The Commodity Futures Trading Commission (CFTC) is taking steps to allow spot crypto asset trading on registered futures exchanges in the United States. Acting Chairman Caroline D. Pham announced the initiative as the first action in the CFTC's "crypto sprint," which aims to implement recommendations from President Trump's Working Group on Digital Asset Markets. This move signals a potential shift toward a more defined regulatory framework for digital assets.
Under current regulations, retail commodity trading involving leverage, margin, or financing must be conducted on designated contract markets (DCMs). The CFTC is now seeking public feedback on listing spot crypto contracts on these regulated exchanges. The agency is specifically requesting input on Section 2(c)(2)(D) of the Commodity Exchange Act, Part 40 of CFTC regulations, and potential implications under securities laws regarding an SEC framework for trading non-security assets that are part of an investment contract. Interested parties can submit their comments through the CFTC website until August 18. All submissions will be made public on CFTC.gov.
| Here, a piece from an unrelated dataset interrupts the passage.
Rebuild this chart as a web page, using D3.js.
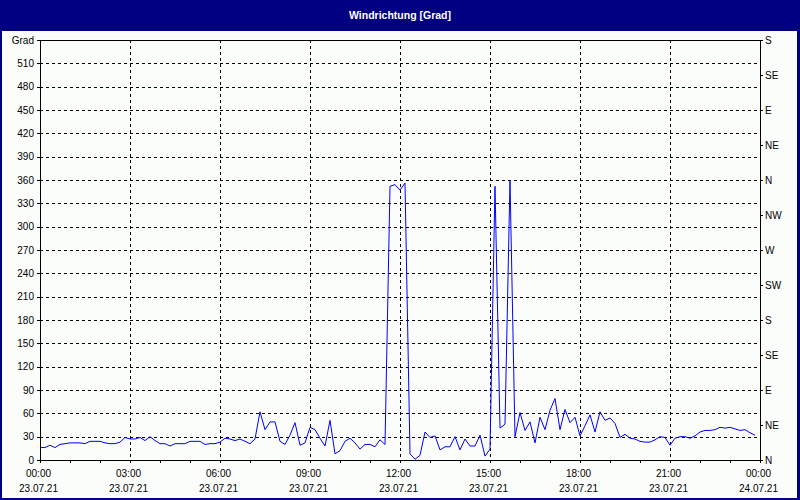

Pham stated that the CFTC is moving "full speed ahead" to enable immediate trading of digital assets at the federal level, in coordination with the SEC's "Project Crypto". She believes a clear solution exists within the CFTC's current authority. The CFTC aims to unify oversight and create a more cohesive regulatory structure. By enabling futures exchanges to list spot crypto contracts under the Commodity Exchange Act on DCMs, the CFTC intends to unify oversight and establish a more cohesive regulatory structure.
This initiative is part of a broader effort by the CFTC and SEC to implement digital asset recommendations set forth by the Trump administration. "Project Crypto" aims to fast-track rules for commodities, DeFi, and crypto derivatives. The President's Working Group on Digital Asset Markets issued 18 recommendations for crypto market oversight, with two directly applicable to the CFTC. These include issuing guidance on crypto commodity classification, registration pathways, and DeFi-related rules, as well as revising existing frameworks to accommodate blockchain-based derivatives. The remaining 16 recommendations require collaboration between the SEC, Treasury Department, and other regulators.
The CFTC and SEC will jointly develop a rulemaking process, coordinate on regulatory clarity, and explore creating a crypto sandbox for innovation. Longer term, the agencies are expected to allow registrants to offer integrated crypto services through unified user interfaces. Congress has been asked to legislate a clearer division of responsibilities between the CFTC and SEC, potentially granting the CFTC full oversight of spot markets in non-security digital assets.
This move by the CFTC is seen as a critical step toward legitimizing crypto spot markets within the existing futures infrastructure. Allowing spot trading on futures platforms could provide a more efficient, integrated trading experience and increase investor access to spot crypto markets. It also aims to bring retail-focused spot trading under direct regulation, especially trades involving leverage or margin. The CFTC's action could lead to a more formal framework for defining and regulating digital tokens. The SEC, led by Chair Paul Atkins, has expressed support for a more practical approach, outlining a roadmap for crypto-related disclosures, exemptions, and clearer security classifications.
The House of Representatives recently passed the Digital Asset Market Clarity Act of 2025 (the CLARITY Act), which introduces a comprehensive regulatory framework for the digital asset sector. The CLARITY Act would grant the CFTC jurisdiction and regulatory authority over "digital commodities," including establishing new registration requirements for digital commodity exchanges, brokers, and dealers. It would also amend the Commodity Exchange Act (CEA) to incorporate "digital commodities" into various aspects of the CFTC's existing jurisdiction and regulations.